The municipalities were ordered to file plans within six months from the date of the order, indicating what steps they will take to provide the relevant services, explaining how they will ensure that all farm occupiers, labour tenants and farm owners within their jurisdiction are made aware of the case, and setting measurable, periodic timelines for progress.

This order only relates to land situated within the areas of jurisdiction of the respondent municipalities, and not to other land. The municipalities were also ordered to submit monthly reports indicating their progress.

In this case the order was made only against the three respondent municipalities. No order was made against the owners of the farms where the first and second applicants live, or against landowners in general. It seems clear that the order does not authorise municipalities to enter private land to provide water or sanitation services without prior engagement with the owner in an attempt to reach an agreement. The judgement does not indicate what remedies municipalities might have if they fail to reach an agreement with landowners on the provision of the services.

The judge also pointed out that the Extension of Security of Tenure Act No. 62 of 1997 (ESTA) grants occupiers the right ‘not to be denied or deprived of access to water’ and the right ‘not to be denied or deprived of access to educational or health services’. This makes it untenable for a landowner to prevent municipalities from taking steps to provide such services and obliges the landowners to act reasonably in reaching agreements with municipalities in this regard.

This does not mean that the municipality could just come onto the farm without permission.

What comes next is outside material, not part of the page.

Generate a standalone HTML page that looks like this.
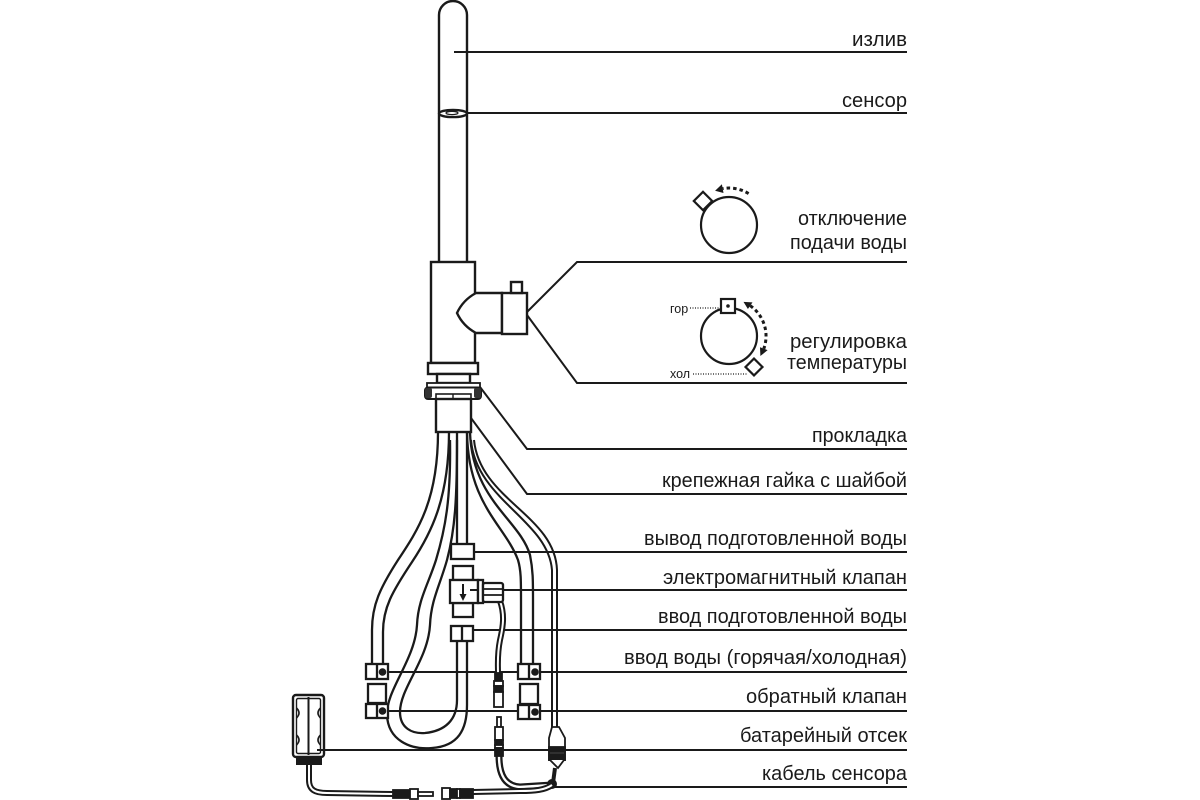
<!DOCTYPE html>
<html><head><meta charset="utf-8">
<style>
html,body{margin:0;padding:0;background:#fff;}
svg{display:block;}
text{font-family:"Liberation Sans","DejaVu Sans",sans-serif;fill:#1a1a1a;}
</style></head><body>
<svg width="1200" height="800" viewBox="0 0 1200 800" xmlns="http://www.w3.org/2000/svg">
<rect width="1200" height="800" fill="#fff"/>

<!-- label leader lines -->
<g stroke="#1a1a1a" stroke-width="2" fill="none">
  <path d="M454,52 H907"/>
  <path d="M467,113 H907"/>
  <path d="M527,312 L577,262 H907"/>
  <path d="M527,315 L577,383 H907"/>
  <path d="M480,387 L527,449 H907"/>
  <path d="M457,399 L527,494 H907"/>
  <path d="M463,552 H907"/>
  <path d="M470,590 H907"/>
  <path d="M472,630 H907"/>
  <path d="M382,672 H907"/>
  <path d="M382,711 H907"/>
  <path d="M317,750 H907"/>
  <path d="M552,787 H907"/>
</g>

<!-- labels -->
<g font-size="20">
  <text x="852" y="46" textLength="55" lengthAdjust="spacingAndGlyphs">излив</text>
  <text x="842" y="107" textLength="65" lengthAdjust="spacingAndGlyphs">сенсор</text>
  <text x="798" y="225" textLength="109" lengthAdjust="spacingAndGlyphs">отключение</text>
  <text x="790" y="249" textLength="117" lengthAdjust="spacingAndGlyphs">подачи воды</text>
  <text x="790" y="348" textLength="117" lengthAdjust="spacingAndGlyphs">регулировка</text>
  <text x="787" y="369" textLength="120" lengthAdjust="spacingAndGlyphs">температуры</text>
  <text x="812" y="442" textLength="95" lengthAdjust="spacingAndGlyphs">прокладка</text>
  <text x="662" y="487" textLength="245" lengthAdjust="spacingAndGlyphs">крепежная гайка с шайбой</text>
  <text x="644" y="545" textLength="263" lengthAdjust="spacingAndGlyphs">вывод подготовленной воды</text>
  <text x="663" y="584" textLength="244" lengthAdjust="spacingAndGlyphs">электромагнитный клапан</text>
  <text x="658" y="623" textLength="249" lengthAdjust="spacingAndGlyphs">ввод подготовленной воды</text>
  <text x="624" y="664" textLength="283" lengthAdjust="spacingAndGlyphs">ввод воды (горячая/холодная)</text>
  <text x="746" y="703" textLength="161" lengthAdjust="spacingAndGlyphs">обратный клапан</text>
  <text x="740" y="742" textLength="167" lengthAdjust="spacingAndGlyphs">батарейный отсек</text>
  <text x="762" y="780" textLength="145" lengthAdjust="spacingAndGlyphs">кабель сенсора</text>
</g>

<!-- dial 1 -->
<g stroke="#1a1a1a" stroke-width="2.2" fill="#fff">
  <rect x="-6.5" y="-6.5" width="13" height="13" transform="translate(703,201) rotate(45)"/>
  <circle cx="729" cy="225" r="28"/>
</g>
<path d="M748.6,193.6 A37,37 0 0 0 722.6,188.6" stroke="#1a1a1a" stroke-width="3" fill="none" stroke-dasharray="3.5 3"/>
<polygon points="715.1,190.7 721.9,184.2 723.5,193" fill="#1a1a1a"/>

<!-- dial 2 -->
<g stroke="#1a1a1a" stroke-width="2.2" fill="#fff">
  <rect x="-6" y="-6" width="12" height="12" transform="translate(754,367) rotate(45)"/>
  <circle cx="729" cy="336" r="28"/>
  <rect x="721" y="299" width="14" height="14"/>
</g>
<circle cx="728" cy="306" r="1.8" fill="#1a1a1a"/>
<path d="M750.2,305.7 A37,37 0 0 1 763.8,348.7" stroke="#1a1a1a" stroke-width="3" fill="none" stroke-dasharray="3.5 3"/>
<polygon points="743.5,301.9 752.5,302.4 747.9,309" fill="#1a1a1a"/>
<polygon points="760.4,356 767.6,350.1 760,347.3" fill="#1a1a1a"/>
<g stroke="#1a1a1a" stroke-width="1.2" stroke-dasharray="1 1.5">
  <path d="M690,308 H721"/>
  <path d="M693,374 H748"/>
</g>
<text x="670" y="313" font-size="12.5">гор</text>
<text x="670" y="378" font-size="12.5">хол</text>

<!-- spout -->
<g stroke="#1a1a1a" stroke-width="2.4" fill="none">
  <path d="M439,262 L439,15 A14,14 0 0 1 467,15 L467,262"/>
  <ellipse cx="453" cy="113.5" rx="14" ry="3.6"/>
  <ellipse cx="452" cy="113" rx="6" ry="1.6" stroke-width="1.2"/>
</g>

<!-- body -->
<g stroke="#1a1a1a" stroke-width="2.4" fill="#fff">
  <rect x="431" y="262" width="44" height="101"/>
  <path d="M476,293 L502,293 L502,333 L476,333 Q463,326 457,313 Q463,300 476,293 Z"/>
  <rect x="502" y="293" width="25" height="41"/>
  <rect x="511" y="282" width="11" height="11"/>
  <rect x="428" y="363" width="50" height="11"/>
  <rect x="437" y="374" width="33" height="9"/>
  <rect x="427" y="383" width="53" height="4.5" stroke-width="1.8"/>
  <rect x="425" y="387.5" width="56" height="11.5" rx="3" stroke-width="2"/>
  <rect x="436" y="394" width="35" height="5" stroke-width="1.6"/>
  <path d="M453,394 V399" stroke-width="1.4"/>
  <rect x="436" y="399" width="35" height="33"/>
</g>
<rect x="425" y="388" width="7" height="10" rx="2" fill="#333"/>
<rect x="474" y="388" width="7" height="10" rx="2" fill="#333"/>

<!-- hoses -->
<g stroke="#1a1a1a" stroke-width="2.3" fill="none">
  <!-- left hose -->
  <path d="M438,432 C438,500 418,530 398,560 C380,588 372,605 372,630 L372,664"/>
  <path d="M449,432 C449,500 430,535 412,562 C392,592 383,608 383,632 L383,664"/>
  <!-- loop hose -->
  <path d="M450,440 C451,500 445,530 436,560 C428,585 418,600 417,625 C415,660 386,690 387,715 C388,740 410,750 432,748 C458,746 467,730 467,705 L467,641"/>
  <path d="M457,440 C457,500 455,530 447,560 C440,585 431,600 430,625 C428,660 400,688 400,712 C400,728 412,734 425,733 C445,731 457,720 457,700 L457,641"/>
  <!-- center tube -->
  <path d="M457,432 L457,544"/>
  <path d="M467,432 L467,544"/>
  <!-- right hose -->
  <path d="M467,432 C468,505 505,525 518,560 C521,570 521,580 521,600 L521,664"/>
  <path d="M470,432 C472,500 520,520 530,555 C533,570 533,580 533,600 L533,664"/>
  <!-- cable -->
  <path d="M471,440 C476,500 548,520 552,570 L552,727" stroke-width="2"/>
  <path d="M474,440 C480,500 555,515 557,570 L557,727" stroke-width="2"/>
</g>

<!-- coil wire -->
<path d="M500,601 C505,615 503,627 500,640 C497,655 498,665 498,673" stroke="#1a1a1a" stroke-width="6" fill="none"/>
<path d="M500,601 C505,615 503,627 500,640 C497,655 498,665 498,673" stroke="#fff" stroke-width="2" fill="none"/>

<!-- valve -->
<g stroke="#1a1a1a" stroke-width="2.3" fill="#fff">
  <rect x="451" y="544" width="23" height="15"/>
  <rect x="453" y="566" width="20" height="14"/>
  <rect x="453" y="603" width="20" height="14"/>
  <rect x="450" y="580" width="28" height="23"/>
  <rect x="478" y="580" width="5" height="23"/>
  <rect x="483" y="583" width="20" height="19" rx="2"/>
  <path d="M483,589 H503 M483,595 H503" fill="none" stroke-width="1.8"/>
  <rect x="451" y="626" width="22" height="15"/>
  <path d="M462,626 V641" fill="none"/>
</g>
<path d="M463,584 V595" stroke="#1a1a1a" stroke-width="2"/>
<polygon points="459.5,594 466.5,594 463,601" fill="#1a1a1a"/>
<path d="M470,590 H478" stroke="#1a1a1a" stroke-width="2"/>

<!-- inlet fittings -->
<g stroke="#1a1a1a" stroke-width="2.3" fill="#fff">
  <rect x="366" y="664" width="22" height="15"/>
  <path d="M377,664 V679"/>
  <rect x="368" y="684" width="18" height="19"/>
  <rect x="366" y="704" width="22" height="14"/>
  <path d="M377,704 V718"/>
  <rect x="518" y="664" width="22" height="15"/>
  <path d="M529,664 V679"/>
  <rect x="520" y="684" width="18" height="20"/>
  <rect x="518" y="705" width="22" height="14"/>
  <path d="M529,705 V719"/>
</g>
<g fill="#1a1a1a">
  <circle cx="382.5" cy="672" r="3.8"/>
  <circle cx="382.5" cy="711" r="3.8"/>
  <circle cx="535" cy="672" r="3.8"/>
  <circle cx="535" cy="712" r="3.8"/>
</g>

<!-- upper plug -->
<g stroke="#1a1a1a" stroke-width="1.8">
  <rect x="495" y="673" width="7" height="8" fill="#1a1a1a"/>
  <rect x="494" y="681" width="9" height="5" fill="#fff"/>
  <rect x="494" y="686" width="9" height="6" fill="#1a1a1a"/>
  <rect x="494" y="692" width="9" height="15" fill="#fff"/>
</g>

<!-- lower plug + wires -->
<path d="M499,756 C499,775 505,786 520,787 L552,785" stroke="#1a1a1a" stroke-width="7" fill="none"/>
<path d="M499,756 C499,775 505,786 520,787 L552,785" stroke="#fff" stroke-width="2.4" fill="none"/>
<g stroke="#1a1a1a" stroke-width="1.8">
  <rect x="497" y="717" width="4" height="10" fill="#fff"/>
  <rect x="495" y="727" width="8" height="13" fill="#fff"/>
  <rect x="495" y="740" width="8" height="5" fill="#1a1a1a"/>
  <rect x="495" y="745" width="8" height="3" fill="#fff"/>
  <rect x="495" y="748" width="8" height="8" fill="#1a1a1a"/>
</g>

<!-- cable connector -->
<g stroke="#1a1a1a" stroke-width="1.8">
  <path d="M552,727 L549,738 L549,760 L565,760 L565,738 L559,727 Z" fill="#fff"/>
  <rect x="549" y="747" width="16" height="5" fill="#1a1a1a"/>
  <rect x="549" y="754" width="16" height="6" fill="#1a1a1a"/>
  <path d="M550,760 L558,768 L564,760" fill="#fff"/>
</g>
<path d="M555,768 L553,783" stroke="#1a1a1a" stroke-width="4"/>
<circle cx="552" cy="784" r="5" fill="#1a1a1a"/>

<!-- cable to left -->
<path d="M552,785 C545,790 535,791 520,791 L473,792" stroke="#1a1a1a" stroke-width="6" fill="none"/>
<path d="M552,785 C545,790 535,791 520,791 L473,792" stroke="#fff" stroke-width="2" fill="none"/>

<!-- bottom connectors -->
<g stroke="#1a1a1a" stroke-width="1.8">
  <rect x="442" y="788" width="8" height="11" fill="#fff"/>
  <rect x="450" y="789" width="7" height="9" fill="#1a1a1a"/>
  <rect x="457" y="789" width="3" height="9" fill="#fff"/>
  <rect x="460" y="789" width="13" height="9" fill="#1a1a1a"/>
</g>

<!-- battery cable -->
<path d="M309,765 L309,780 C309,790 315,793 327,793 L393,794" stroke="#1a1a1a" stroke-width="6" fill="none"/>
<path d="M309,765 L309,780 C309,790 315,793 327,793 L393,794" stroke="#fff" stroke-width="2" fill="none"/>
<g stroke="#1a1a1a" stroke-width="1.8">
  <rect x="393" y="790" width="17" height="8" fill="#1a1a1a"/>
  <rect x="410" y="789" width="8" height="10" fill="#fff"/>
  <rect x="418" y="792" width="15" height="4" fill="#fff"/>
</g>

<!-- battery box -->
<g stroke="#1a1a1a" fill="none">
  <rect x="293" y="695" width="31" height="62" rx="3" stroke-width="2.4" fill="#fff"/>
  <rect x="296.5" y="698.5" width="24" height="55" rx="1.5" stroke-width="1.4"/>
  <path d="M308.5,697 V755" stroke-width="2"/>
  <path d="M296.5,708 q5,5 0,10 M296.5,735 q5,5 0,10 M320.5,708 q-5,5 0,10 M320.5,735 q-5,5 0,10" stroke-width="1.6"/>
</g>
<path d="M317,750 H324" stroke="#1a1a1a" stroke-width="2"/>
<rect x="296" y="757" width="26" height="8" fill="#1a1a1a"/>

</svg>
</body></html>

Installing infrastructure such as pipelines over a farm would require some sort of agreement between the landowner and the municipality. The judge emphasised that the landowners have no direct statutory obligation to provide water and sanitation services for farm occupiers and labour tenants, unless contracted to do so.

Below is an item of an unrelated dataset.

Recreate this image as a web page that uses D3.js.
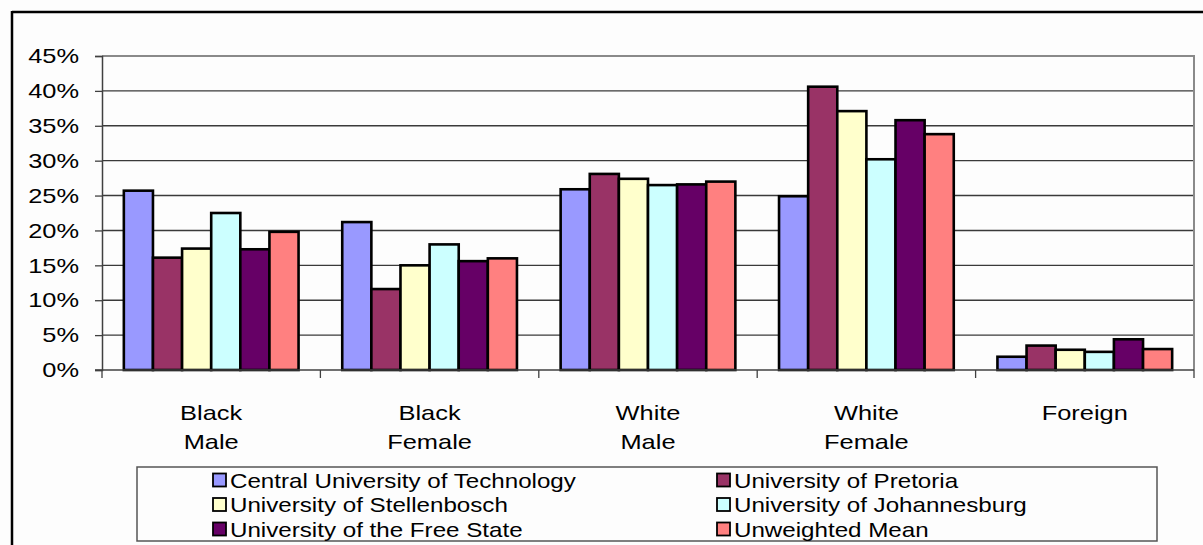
<!DOCTYPE html>
<html>
<head>
<meta charset="utf-8">
<script src="https://cdn.jsdelivr.net/npm/d3@7/dist/d3.min.js"></script>
<style>
  html, body { margin: 0; padding: 0; background: #fdfdfd; }
  svg { display: block; font-family: Arial, "Liberation Sans", sans-serif; }
</style>
</head>
<body>
<svg id="chart" width="1203" height="545"></svg>
<script>
// Groups along the x axis (two-line labels)
const categories = ["Black Male", "Black Female", "White Male", "White Female", "Foreign"];
const categoryLines = [["Black", "Male"], ["Black", "Female"], ["White", "Male"], ["White", "Female"], ["Foreign"]];

// Series (percent of students)
const seriesNames = [
  "Central University of Technology",
  "University of Pretoria",
  "University of Stellenbosch",
  "University of Johannesburg",
  "University of the Free State",
  "Unweighted Mean"
];
const cutValues   = [25.7, 21.2, 25.9, 24.9, 1.9];
const upValues    = [16.1, 11.6, 28.1, 40.6, 3.5];
const stellValues = [17.4, 15.0, 27.4, 37.1, 2.9];
const ujValues    = [22.5, 18.0, 26.5, 30.2, 2.6];
const ufsValues   = [17.3, 15.6, 26.6, 35.8, 4.4];
const meanValues  = [19.8, 16.0, 27.0, 33.8, 3.0];
const seriesValues = [cutValues, upValues, stellValues, ujValues, ufsValues, meanValues];
const seriesColors = ["#9999FF", "#993366", "#FFFFCC", "#CCFFFF", "#660066", "#FF8080"];

// Y axis ticks
const yTicks = [0, 5, 10, 15, 20, 25, 30, 35, 40, 45];

const svg = d3.select("#chart");

// Widen glyphs horizontally while keeping the text anchor in place
function widen(selection, k) {
  selection.each(function () {
    const len = this.getComputedTextLength();
    d3.select(this).attr("textLength", len * k).attr("lengthAdjust", "spacingAndGlyphs");
  });
}

// Outer chart frame (left and top edges visible)
svg.append("line").attr("x1", 12).attr("y1", 12).attr("x2", 1203).attr("y2", 12)
  .attr("stroke", "#000").attr("stroke-width", 2.5);
svg.append("line").attr("x1", 12).attr("y1", 11).attr("x2", 12).attr("y2", 545)
  .attr("stroke", "#000").attr("stroke-width", 2.5);

const plot = { left: 102, right: 1194, top: 56, bottom: 370 };

const x0 = d3.scaleBand().domain(categories).range([plot.left, plot.right]).paddingInner(0).paddingOuter(0);
const x1 = d3.scaleBand().domain(seriesNames).range([0, x0.bandwidth()]).paddingOuter(0.75).paddingInner(0);
const y = d3.scaleLinear().domain([0, 45]).range([plot.bottom, plot.top]);

// Gridlines
svg.append("g").selectAll("line").data(yTicks.filter(t => t > 0 && t < 45)).join("line")
  .attr("x1", plot.left).attr("x2", plot.right)
  .attr("y1", d => y(d)).attr("y2", d => y(d))
  .attr("stroke", "#3a3a3a").attr("stroke-width", 1.4);

// Plot area border (top and right)
svg.append("path")
  .attr("d", `M${plot.left},${y(45)}H${plot.right}V${plot.bottom}`)
  .attr("fill", "none").attr("stroke", "#8a8a8a").attr("stroke-width", 2);

// Y axis
const yAxis = d3.axisLeft(y).tickValues(yTicks).tickSize(7).tickPadding(16).tickFormat(d => d + "%");
const gy = svg.append("g").attr("transform", `translate(${plot.left},0)`).call(yAxis);
gy.select(".domain").attr("stroke", "#404040").attr("stroke-width", 1.5);
gy.selectAll(".tick line").attr("stroke", "#404040").attr("stroke-width", 1.3);
gy.selectAll(".tick text").attr("font-size", 21).attr("fill", "#000")
  .attr("font-family", "Arial, 'Liberation Sans', sans-serif")
  .call(widen, 1.21);

// Bars
const groups = svg.append("g").selectAll("g").data(categories).join("g")
  .attr("transform", d => `translate(${x0(d)},0)`);
groups.selectAll("rect")
  .data((c, ci) => seriesNames.map((s, si) => ({ s, si, v: seriesValues[si][ci] })))
  .join("rect")
  .attr("x", d => x1(d.s))
  .attr("width", x1.bandwidth())
  .attr("y", d => y(d.v))
  .attr("height", d => y(0) - y(d.v))
  .attr("fill", d => seriesColors[d.si])
  .attr("stroke", "#000").attr("stroke-width", 2.6);

// X axis line and category boundary ticks
svg.append("line").attr("x1", plot.left - 7).attr("x2", plot.right)
  .attr("y1", plot.bottom).attr("y2", plot.bottom)
  .attr("stroke", "#404040").attr("stroke-width", 1.5);
const boundaries = categories.map(c => x0(c)).concat([plot.right]);
svg.append("g").selectAll("line").data(boundaries).join("line")
  .attr("x1", d => d).attr("x2", d => d)
  .attr("y1", plot.bottom).attr("y2", plot.bottom + 8)
  .attr("stroke", "#404040").attr("stroke-width", 1.3);

// Category labels, one text element per line
const labelData = [];
categories.forEach((c, i) => categoryLines[i].forEach((t, li) => labelData.push({ c, t, li })));
svg.append("g").selectAll("text").data(labelData).join("text")
  .attr("x", d => x0(d.c) + x0.bandwidth() / 2)
  .attr("y", d => 420 + d.li * 29)
  .attr("text-anchor", "middle").attr("font-size", 21).attr("fill", "#000")
  .text(d => d.t)
  .call(widen, 1.21);

// Legend
const legend = svg.append("g");
legend.append("rect").attr("x", 137).attr("y", 467).attr("width", 1020).attr("height", 74)
  .attr("fill", "#fdfdfd").attr("stroke", "#555").attr("stroke-width", 1.5);
const legendCols = [213, 717];
const legendRows = [480, 504.5, 529];
const items = legend.selectAll("g.item").data(seriesNames).join("g")
  .attr("class", "item")
  .attr("transform", (d, i) => `translate(${legendCols[i % 2]},${legendRows[Math.floor(i / 2)]})`);
items.append("rect").attr("x", 0).attr("y", -6.5).attr("width", 13).attr("height", 13)
  .attr("fill", (d, i) => seriesColors[i]).attr("stroke", "#000").attr("stroke-width", 1.8);
items.append("text").attr("x", 17).attr("y", 0).attr("dy", "0.36em")
  .attr("font-size", 21).attr("fill", "#000").text(d => d)
  .call(widen, 1.15);
</script>
</body>
</html>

In terms of certain stipulations regarding municipal funding, the question then arises whether private landowners can be forced to contribute to the capital cost and maintenance of water and sanitation services on their land to farm dwellers.

According to Annelize’s assessment, it is doubtful whether landowners can be compelled to contribute to these costs. This may well be the subject of a future test case – to test whether landowners can be forced to contribute to such services and what would happen if landowners do not agree to the municipality providing these services on their land.

What rights do landowners have?

  • Landowners have a right to be consulted.
  • They have a right to insist on a written agreement with the municipality regarding the provision of services.
  • Landowners have a right to set reasonable conditions.
  • They may have the right to negotiate for compensation if a servitude is created over the land.